#### DESCRIPTION OF THE TASK:
Pull out from the material below all lines with "this".
# Start of ROWS
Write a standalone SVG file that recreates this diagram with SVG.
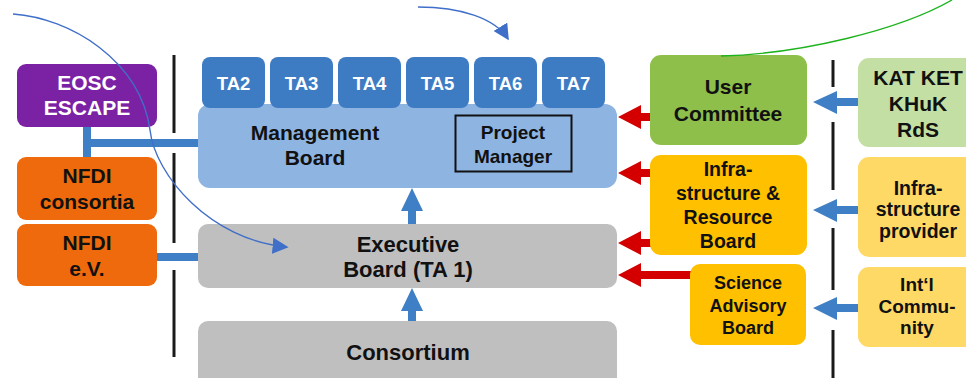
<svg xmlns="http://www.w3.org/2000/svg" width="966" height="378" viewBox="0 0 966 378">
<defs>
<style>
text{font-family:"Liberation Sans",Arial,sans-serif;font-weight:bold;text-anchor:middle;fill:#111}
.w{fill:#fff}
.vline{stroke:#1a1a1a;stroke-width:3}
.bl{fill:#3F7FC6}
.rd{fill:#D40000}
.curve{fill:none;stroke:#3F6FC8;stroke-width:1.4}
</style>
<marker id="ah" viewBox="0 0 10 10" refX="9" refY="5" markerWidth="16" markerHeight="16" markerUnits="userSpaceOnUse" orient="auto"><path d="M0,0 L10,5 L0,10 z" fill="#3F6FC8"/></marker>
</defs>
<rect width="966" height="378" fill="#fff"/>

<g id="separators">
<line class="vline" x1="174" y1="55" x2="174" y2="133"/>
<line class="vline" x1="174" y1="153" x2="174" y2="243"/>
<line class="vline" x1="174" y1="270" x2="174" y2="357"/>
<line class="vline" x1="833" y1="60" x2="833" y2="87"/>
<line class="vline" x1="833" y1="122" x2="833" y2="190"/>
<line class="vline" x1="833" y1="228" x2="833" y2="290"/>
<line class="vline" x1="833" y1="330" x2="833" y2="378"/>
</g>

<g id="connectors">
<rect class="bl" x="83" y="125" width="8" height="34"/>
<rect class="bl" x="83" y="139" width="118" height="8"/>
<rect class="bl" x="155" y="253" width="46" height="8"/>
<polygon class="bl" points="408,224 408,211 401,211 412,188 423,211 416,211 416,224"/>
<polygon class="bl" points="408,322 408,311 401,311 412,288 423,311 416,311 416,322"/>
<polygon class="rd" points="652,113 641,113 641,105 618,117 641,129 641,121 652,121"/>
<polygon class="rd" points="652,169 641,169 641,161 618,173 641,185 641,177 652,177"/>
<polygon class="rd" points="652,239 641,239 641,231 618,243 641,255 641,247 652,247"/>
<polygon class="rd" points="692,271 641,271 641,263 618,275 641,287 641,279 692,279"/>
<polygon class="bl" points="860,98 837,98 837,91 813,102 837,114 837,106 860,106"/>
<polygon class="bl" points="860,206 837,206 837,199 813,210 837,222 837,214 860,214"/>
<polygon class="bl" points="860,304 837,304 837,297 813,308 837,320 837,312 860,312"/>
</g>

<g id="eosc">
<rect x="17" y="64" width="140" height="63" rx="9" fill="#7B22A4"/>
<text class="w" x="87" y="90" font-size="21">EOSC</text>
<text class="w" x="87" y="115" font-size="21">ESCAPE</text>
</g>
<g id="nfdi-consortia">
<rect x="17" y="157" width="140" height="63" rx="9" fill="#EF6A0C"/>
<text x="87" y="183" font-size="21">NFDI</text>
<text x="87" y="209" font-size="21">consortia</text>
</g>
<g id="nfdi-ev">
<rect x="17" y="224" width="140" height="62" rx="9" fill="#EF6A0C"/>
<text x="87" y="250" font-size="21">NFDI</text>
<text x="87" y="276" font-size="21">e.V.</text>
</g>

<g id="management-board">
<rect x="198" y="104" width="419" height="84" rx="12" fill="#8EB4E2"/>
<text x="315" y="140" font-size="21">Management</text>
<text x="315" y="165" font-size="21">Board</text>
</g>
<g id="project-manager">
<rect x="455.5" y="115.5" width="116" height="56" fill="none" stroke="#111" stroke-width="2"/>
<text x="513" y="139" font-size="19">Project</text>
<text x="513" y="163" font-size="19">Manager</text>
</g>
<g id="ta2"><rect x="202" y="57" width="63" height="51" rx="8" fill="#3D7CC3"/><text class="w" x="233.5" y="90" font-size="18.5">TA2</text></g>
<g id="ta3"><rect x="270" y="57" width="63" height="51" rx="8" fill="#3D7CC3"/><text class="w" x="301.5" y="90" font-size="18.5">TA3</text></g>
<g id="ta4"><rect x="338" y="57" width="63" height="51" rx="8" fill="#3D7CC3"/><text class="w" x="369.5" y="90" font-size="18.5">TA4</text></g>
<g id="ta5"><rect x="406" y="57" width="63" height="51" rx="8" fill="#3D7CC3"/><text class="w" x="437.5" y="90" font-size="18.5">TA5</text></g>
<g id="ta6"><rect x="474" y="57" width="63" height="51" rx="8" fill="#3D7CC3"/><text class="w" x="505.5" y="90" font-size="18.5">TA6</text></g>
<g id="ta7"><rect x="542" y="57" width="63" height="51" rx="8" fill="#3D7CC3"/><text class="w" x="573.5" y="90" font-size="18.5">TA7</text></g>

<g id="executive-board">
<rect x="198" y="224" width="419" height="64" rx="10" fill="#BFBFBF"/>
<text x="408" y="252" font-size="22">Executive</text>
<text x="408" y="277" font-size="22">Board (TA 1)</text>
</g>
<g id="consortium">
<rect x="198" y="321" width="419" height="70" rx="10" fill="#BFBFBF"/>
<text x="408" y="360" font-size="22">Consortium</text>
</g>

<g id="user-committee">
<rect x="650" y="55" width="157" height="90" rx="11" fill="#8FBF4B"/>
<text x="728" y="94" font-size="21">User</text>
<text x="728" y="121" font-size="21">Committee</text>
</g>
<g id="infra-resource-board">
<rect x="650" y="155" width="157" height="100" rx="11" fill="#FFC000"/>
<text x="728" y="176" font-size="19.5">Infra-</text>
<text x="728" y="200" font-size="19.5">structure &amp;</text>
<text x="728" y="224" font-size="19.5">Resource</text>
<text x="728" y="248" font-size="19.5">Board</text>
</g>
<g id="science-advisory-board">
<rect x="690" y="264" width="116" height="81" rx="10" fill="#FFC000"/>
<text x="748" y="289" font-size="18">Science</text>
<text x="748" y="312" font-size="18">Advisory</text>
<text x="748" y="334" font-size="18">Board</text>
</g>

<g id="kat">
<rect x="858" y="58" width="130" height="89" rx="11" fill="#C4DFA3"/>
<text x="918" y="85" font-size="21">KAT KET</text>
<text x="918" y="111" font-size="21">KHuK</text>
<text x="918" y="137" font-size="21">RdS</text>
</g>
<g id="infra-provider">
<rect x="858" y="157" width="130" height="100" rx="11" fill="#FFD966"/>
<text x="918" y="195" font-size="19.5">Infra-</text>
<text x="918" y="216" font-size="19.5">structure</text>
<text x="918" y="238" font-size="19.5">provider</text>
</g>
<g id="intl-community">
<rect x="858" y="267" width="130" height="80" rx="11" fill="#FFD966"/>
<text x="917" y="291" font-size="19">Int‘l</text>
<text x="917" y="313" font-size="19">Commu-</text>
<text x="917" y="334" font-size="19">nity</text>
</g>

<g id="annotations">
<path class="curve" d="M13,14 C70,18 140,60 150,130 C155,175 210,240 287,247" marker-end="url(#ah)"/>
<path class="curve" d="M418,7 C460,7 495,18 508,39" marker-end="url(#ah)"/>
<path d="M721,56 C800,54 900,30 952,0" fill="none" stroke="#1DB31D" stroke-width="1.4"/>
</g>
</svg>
# End of ROWS
# Start of ROWS
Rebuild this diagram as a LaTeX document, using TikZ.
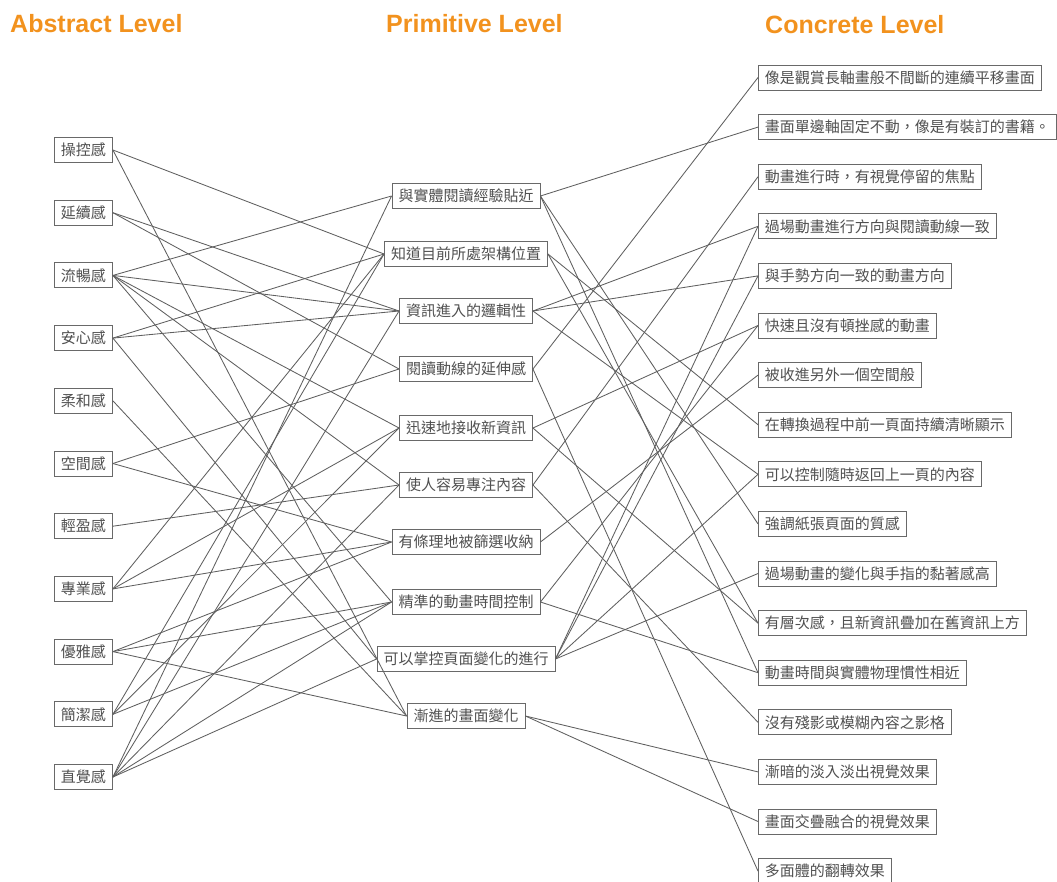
# End of ROWS
# Start of ROWS
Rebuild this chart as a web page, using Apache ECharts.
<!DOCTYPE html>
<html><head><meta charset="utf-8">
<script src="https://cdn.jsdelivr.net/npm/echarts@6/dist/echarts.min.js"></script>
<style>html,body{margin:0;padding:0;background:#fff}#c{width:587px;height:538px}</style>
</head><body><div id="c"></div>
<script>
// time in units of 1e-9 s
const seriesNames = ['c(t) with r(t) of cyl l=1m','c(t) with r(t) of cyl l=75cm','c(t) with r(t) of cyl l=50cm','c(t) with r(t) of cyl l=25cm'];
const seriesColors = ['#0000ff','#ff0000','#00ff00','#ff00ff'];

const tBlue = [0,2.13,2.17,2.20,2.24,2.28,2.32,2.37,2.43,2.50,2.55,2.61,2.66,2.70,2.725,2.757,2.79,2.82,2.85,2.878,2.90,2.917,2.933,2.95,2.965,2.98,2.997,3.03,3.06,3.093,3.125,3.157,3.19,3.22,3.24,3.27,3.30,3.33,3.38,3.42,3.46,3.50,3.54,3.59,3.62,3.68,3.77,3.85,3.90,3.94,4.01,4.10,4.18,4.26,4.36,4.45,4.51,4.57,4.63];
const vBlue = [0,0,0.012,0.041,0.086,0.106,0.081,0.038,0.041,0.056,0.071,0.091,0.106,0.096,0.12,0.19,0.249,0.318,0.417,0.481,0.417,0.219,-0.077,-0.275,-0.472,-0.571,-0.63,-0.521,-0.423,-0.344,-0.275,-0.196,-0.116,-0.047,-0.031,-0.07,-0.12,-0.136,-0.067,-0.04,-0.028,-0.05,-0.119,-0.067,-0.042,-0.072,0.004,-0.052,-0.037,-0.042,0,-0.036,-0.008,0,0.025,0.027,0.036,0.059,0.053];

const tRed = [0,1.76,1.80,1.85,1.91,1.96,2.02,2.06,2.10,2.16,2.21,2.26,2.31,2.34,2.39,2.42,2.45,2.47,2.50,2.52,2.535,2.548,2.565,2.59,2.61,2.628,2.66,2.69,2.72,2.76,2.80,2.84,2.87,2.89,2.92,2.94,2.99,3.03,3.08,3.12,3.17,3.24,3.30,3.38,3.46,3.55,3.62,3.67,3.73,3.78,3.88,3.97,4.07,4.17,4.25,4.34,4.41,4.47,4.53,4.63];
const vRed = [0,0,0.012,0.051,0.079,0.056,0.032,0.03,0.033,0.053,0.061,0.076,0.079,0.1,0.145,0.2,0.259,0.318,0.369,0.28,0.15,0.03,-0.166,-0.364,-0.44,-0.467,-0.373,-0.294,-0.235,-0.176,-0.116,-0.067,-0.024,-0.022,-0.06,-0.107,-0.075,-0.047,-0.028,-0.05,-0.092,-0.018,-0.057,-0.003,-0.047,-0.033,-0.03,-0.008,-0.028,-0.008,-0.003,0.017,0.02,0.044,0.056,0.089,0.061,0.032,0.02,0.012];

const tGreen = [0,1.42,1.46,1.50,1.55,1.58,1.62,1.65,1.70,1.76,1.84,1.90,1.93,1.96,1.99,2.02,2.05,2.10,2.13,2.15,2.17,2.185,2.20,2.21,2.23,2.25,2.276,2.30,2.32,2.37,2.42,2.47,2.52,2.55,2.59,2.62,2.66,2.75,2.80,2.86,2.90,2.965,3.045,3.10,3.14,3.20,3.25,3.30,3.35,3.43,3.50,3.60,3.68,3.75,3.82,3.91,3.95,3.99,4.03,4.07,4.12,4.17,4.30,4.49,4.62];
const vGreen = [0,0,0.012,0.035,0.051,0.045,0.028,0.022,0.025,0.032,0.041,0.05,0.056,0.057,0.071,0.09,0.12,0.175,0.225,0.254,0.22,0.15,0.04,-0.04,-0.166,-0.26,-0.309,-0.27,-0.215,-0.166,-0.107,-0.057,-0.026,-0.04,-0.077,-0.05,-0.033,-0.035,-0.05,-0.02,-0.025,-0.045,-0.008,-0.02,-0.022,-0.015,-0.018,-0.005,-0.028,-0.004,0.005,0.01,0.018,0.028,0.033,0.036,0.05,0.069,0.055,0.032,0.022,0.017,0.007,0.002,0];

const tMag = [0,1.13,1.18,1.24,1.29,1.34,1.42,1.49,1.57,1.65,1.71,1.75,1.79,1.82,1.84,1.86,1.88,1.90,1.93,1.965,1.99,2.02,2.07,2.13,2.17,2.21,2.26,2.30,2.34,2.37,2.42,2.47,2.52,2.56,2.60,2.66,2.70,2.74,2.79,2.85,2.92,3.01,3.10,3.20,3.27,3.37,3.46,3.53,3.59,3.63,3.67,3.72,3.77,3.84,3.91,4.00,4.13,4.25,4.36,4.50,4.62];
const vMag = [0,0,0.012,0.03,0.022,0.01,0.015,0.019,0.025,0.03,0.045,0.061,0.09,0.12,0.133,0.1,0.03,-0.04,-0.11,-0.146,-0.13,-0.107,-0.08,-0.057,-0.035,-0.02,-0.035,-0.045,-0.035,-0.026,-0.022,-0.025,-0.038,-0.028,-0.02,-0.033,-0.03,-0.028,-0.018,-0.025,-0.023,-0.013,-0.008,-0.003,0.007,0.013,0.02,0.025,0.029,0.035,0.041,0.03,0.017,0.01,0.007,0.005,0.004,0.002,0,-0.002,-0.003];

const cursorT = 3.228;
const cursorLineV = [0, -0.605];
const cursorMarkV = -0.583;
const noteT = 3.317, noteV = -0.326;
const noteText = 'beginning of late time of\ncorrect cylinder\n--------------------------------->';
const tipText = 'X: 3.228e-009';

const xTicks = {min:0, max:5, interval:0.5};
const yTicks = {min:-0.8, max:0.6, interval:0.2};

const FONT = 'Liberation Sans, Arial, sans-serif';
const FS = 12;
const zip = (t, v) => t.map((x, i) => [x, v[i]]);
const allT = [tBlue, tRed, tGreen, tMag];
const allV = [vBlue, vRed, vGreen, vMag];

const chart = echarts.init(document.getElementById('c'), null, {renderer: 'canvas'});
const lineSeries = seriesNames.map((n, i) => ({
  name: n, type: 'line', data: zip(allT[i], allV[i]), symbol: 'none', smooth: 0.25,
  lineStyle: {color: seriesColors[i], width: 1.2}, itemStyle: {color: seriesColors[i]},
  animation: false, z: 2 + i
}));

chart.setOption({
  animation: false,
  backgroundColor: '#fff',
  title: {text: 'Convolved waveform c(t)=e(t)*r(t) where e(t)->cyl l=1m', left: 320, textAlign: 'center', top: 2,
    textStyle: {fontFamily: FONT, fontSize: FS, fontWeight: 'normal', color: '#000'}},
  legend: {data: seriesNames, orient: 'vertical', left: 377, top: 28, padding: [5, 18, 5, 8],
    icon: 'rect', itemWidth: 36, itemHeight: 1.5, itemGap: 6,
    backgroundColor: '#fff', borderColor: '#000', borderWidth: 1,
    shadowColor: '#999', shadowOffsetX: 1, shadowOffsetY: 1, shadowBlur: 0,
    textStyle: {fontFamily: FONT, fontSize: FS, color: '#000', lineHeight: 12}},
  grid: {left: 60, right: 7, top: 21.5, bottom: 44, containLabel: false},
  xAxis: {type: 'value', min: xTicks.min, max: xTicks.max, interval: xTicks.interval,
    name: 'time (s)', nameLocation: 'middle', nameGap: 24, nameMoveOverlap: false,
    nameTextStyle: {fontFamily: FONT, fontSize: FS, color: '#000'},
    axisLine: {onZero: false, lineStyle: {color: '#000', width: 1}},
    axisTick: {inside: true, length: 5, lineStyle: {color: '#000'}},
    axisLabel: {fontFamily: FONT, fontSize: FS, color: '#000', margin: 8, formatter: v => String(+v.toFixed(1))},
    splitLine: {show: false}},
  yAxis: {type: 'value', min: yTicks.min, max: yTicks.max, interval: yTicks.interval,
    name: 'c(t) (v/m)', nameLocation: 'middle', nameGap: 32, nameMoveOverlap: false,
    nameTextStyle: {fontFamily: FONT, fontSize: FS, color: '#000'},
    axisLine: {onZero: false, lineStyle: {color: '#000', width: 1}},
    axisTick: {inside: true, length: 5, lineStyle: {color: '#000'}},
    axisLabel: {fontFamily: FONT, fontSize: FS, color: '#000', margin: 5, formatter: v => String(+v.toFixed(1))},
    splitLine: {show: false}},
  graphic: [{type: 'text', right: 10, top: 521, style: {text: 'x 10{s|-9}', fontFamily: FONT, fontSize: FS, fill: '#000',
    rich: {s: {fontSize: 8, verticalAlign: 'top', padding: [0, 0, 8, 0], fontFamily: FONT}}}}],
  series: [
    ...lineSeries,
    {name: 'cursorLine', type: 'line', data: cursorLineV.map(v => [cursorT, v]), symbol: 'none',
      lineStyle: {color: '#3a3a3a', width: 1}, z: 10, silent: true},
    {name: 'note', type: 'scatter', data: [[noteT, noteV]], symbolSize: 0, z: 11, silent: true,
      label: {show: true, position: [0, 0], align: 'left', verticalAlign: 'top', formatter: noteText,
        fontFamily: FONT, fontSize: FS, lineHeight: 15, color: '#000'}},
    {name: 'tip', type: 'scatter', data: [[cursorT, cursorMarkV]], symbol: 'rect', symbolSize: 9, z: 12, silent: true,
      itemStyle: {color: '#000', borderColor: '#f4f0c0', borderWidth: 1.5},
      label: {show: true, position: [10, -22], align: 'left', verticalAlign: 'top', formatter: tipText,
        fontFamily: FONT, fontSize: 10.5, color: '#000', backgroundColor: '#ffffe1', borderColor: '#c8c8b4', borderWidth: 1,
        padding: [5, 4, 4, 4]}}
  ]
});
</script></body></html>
# End of ROWS
#### FULL SOLUTION:
Write a standalone SVG file that recreates this diagram with SVG.
Rebuild this diagram as a LaTeX document, using TikZ.
Rebuild this chart as a web page, using Apache ECharts.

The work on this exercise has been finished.